Silicon Valley’s Transportation Board declared a “climate emergency” this week in an attempt to heighten public awareness and adopt measures to curb greenhouse gas emissions.
“Global climate change caused by human activities has resulted in a climate emergency which demands mobilization at a massive scale to halt, reverse, mitigate, and prepare for the consequences of the climate emergency and to restore the climate for future generations,” states the resolution, which was approved unanimously by the Valley Transportation Authority (VTA) board of directors.
According to county officials, VTA is believed to be the first transit agency in the country to declare a climate emergency.

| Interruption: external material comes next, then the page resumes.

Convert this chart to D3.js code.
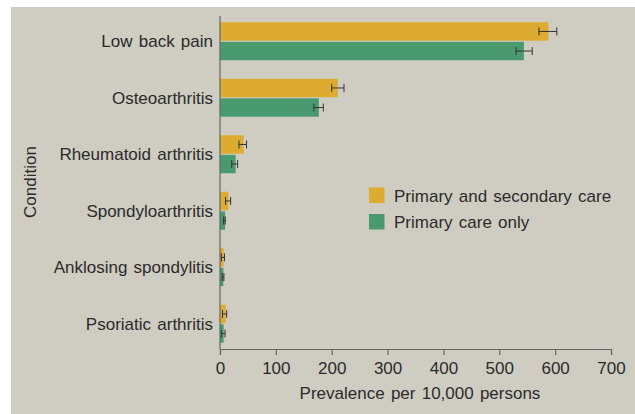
<!DOCTYPE html>
<html>
<head>
<meta charset="utf-8">
<script src="https://cdn.jsdelivr.net/npm/d3@7"></script>
<style>
  body { margin: 0; background: #fff; }
  svg text { font-family: "Liberation Sans", Arial, sans-serif; fill: #2b2b2b; word-spacing: 1.5px; }
</style>
</head>
<body>
<svg id="chart" width="635" height="414"></svg>
<script>
const categories = ["Low back pain", "Osteoarthritis", "Rheumatoid arthritis", "Spondyloarthritis", "Anklosing spondylitis", "Psoriatic arthritis"];
const seriesNames = ["Primary and secondary care", "Primary care only"];
const primSec   = [588, 211, 42, 15, 6.5, 10];
const primSecLo = [571, 200, 34, 10, 2.5, 4.5];
const primSecHi = [603, 222, 47.5, 19, 8, 12];
const primOnly   = [544, 177, 28, 9, 6, 6.5];
const primOnlyLo = [530, 168, 21, 6.5, 4, 3];
const primOnlyHi = [559, 185, 31.5, 9.5, 7, 9];
const xTicks = [0, 100, 200, 300, 400, 500, 600, 700];
const colors = ["#dcab2f", "#4a9a70"];

const svg = d3.select("#chart");
svg.append("rect").attr("x", 0).attr("y", 0).attr("width", 635).attr("height", 414).attr("fill", "#fff");
svg.append("rect").attr("x", 11).attr("y", 7).attr("width", 624).attr("height", 407).attr("fill", "#cfccc1");

const x = d3.scaleLinear().domain([0, 700]).range([220, 611]);
const y = d3.scaleBand().domain(categories).range([13, 352]).padding(0);
const ySub = d3.scaleBand().domain(seriesNames).range([-19, 19]).paddingInner(0.06);

const rows = [];
categories.forEach((c, i) => {
  rows.push({cat: c, s: seriesNames[0], v: primSec[i], lo: primSecLo[i], hi: primSecHi[i], col: colors[0]});
  rows.push({cat: c, s: seriesNames[1], v: primOnly[i], lo: primOnlyLo[i], hi: primOnlyHi[i], col: colors[1]});
});
const center = d => y(d.cat) + y.bandwidth() / 2;

svg.append("g").selectAll("rect").data(rows).join("rect")
  .attr("x", x(0))
  .attr("y", d => center(d) + ySub(d.s))
  .attr("width", d => x(d.v) - x(0))
  .attr("height", ySub.bandwidth())
  .attr("fill", d => d.col);

const eb = svg.append("g").attr("stroke", "#333").attr("stroke-width", 1).attr("fill", "none");
rows.forEach(d => {
  const cy = center(d) + ySub(d.s) + ySub.bandwidth() / 2;
  eb.append("line").attr("x1", x(d.lo)).attr("x2", x(d.hi)).attr("y1", cy).attr("y2", cy);
  eb.append("line").attr("x1", x(d.lo)).attr("x2", x(d.lo)).attr("y1", cy - 4).attr("y2", cy + 4);
  eb.append("line").attr("x1", x(d.hi)).attr("x2", x(d.hi)).attr("y1", cy - 4).attr("y2", cy + 4);
});

// y axis line
svg.append("line").attr("x1", x(0)).attr("x2", x(0)).attr("y1", 16).attr("y2", 349)
  .attr("stroke", "#666").attr("stroke-width", 1.2);

// category labels
svg.append("g").selectAll("text").data(categories).join("text")
  .attr("x", 213)
  .attr("y", d => y(d) + y.bandwidth() / 2 + 6)
  .attr("text-anchor", "end")
  .attr("font-size", 17)
  .text(d => d);

// x axis
const xAxis = svg.append("g").attr("transform", "translate(0,349)")
  .call(d3.axisBottom(x).tickValues(xTicks).tickSize(6).tickSizeOuter(6).tickFormat(d3.format("d")));
xAxis.select(".domain").attr("stroke", "#666").attr("stroke-width", 1.2);
xAxis.selectAll(".tick line").attr("stroke", "#666").attr("stroke-width", 1.2);
xAxis.selectAll(".tick text").attr("y", 25).attr("dy", null)
  .attr("font-size", 17).style("fill", "#2b2b2b")
  .attr("font-family", null);

svg.append("text").attr("x", 420).attr("y", 399).attr("text-anchor", "middle")
  .attr("font-size", 17).text("Prevalence per 10,000 persons");

svg.append("text").attr("transform", "translate(36,182) rotate(-90)")
  .attr("text-anchor", "middle").attr("font-size", 17).text("Condition");

// legend
const leg = svg.append("g");
seriesNames.forEach((s, i) => {
  leg.append("rect").attr("x", 369).attr("y", 187.5 + i * 26.5).attr("width", 15.5).attr("height", 15.5).attr("fill", colors[i]);
  leg.append("text").attr("x", 394).attr("y", 201.7 + i * 26.5).attr("font-size", 17).text(s);
});
</script>
</body>
</html>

By adopting this measure, the VTA also commits to identify metrics, including objectives and targets, to reduce greenhouse gas (GHG) emissions and “develop a Climate Action Plan to guide its climate emergency response” as well as to support legislative efforts to avert climate change “by federal, state, regional, and local entities.”
“This resolution builds on VTA’s existing commitment and progress to reduce GHG emissions which contribute to climate change,” the document declares.
The resolution was adopted based on the stated belief that “climate-related natural disasters have increased exponentially over the past decade, costing the United States more than double the long-term average during the period of 2014 through 2018, with total costs of natural disasters during that period of approximately $100 billion per year.”
The text of the document also declares that individuals and families on the frontlines of climate change often find themselves “living with income inequality and poverty, institutional racism, inequity on the basis of gender and sexual orientation, poor infrastructure, and lack of access to health care, housing, clean water, and food security.”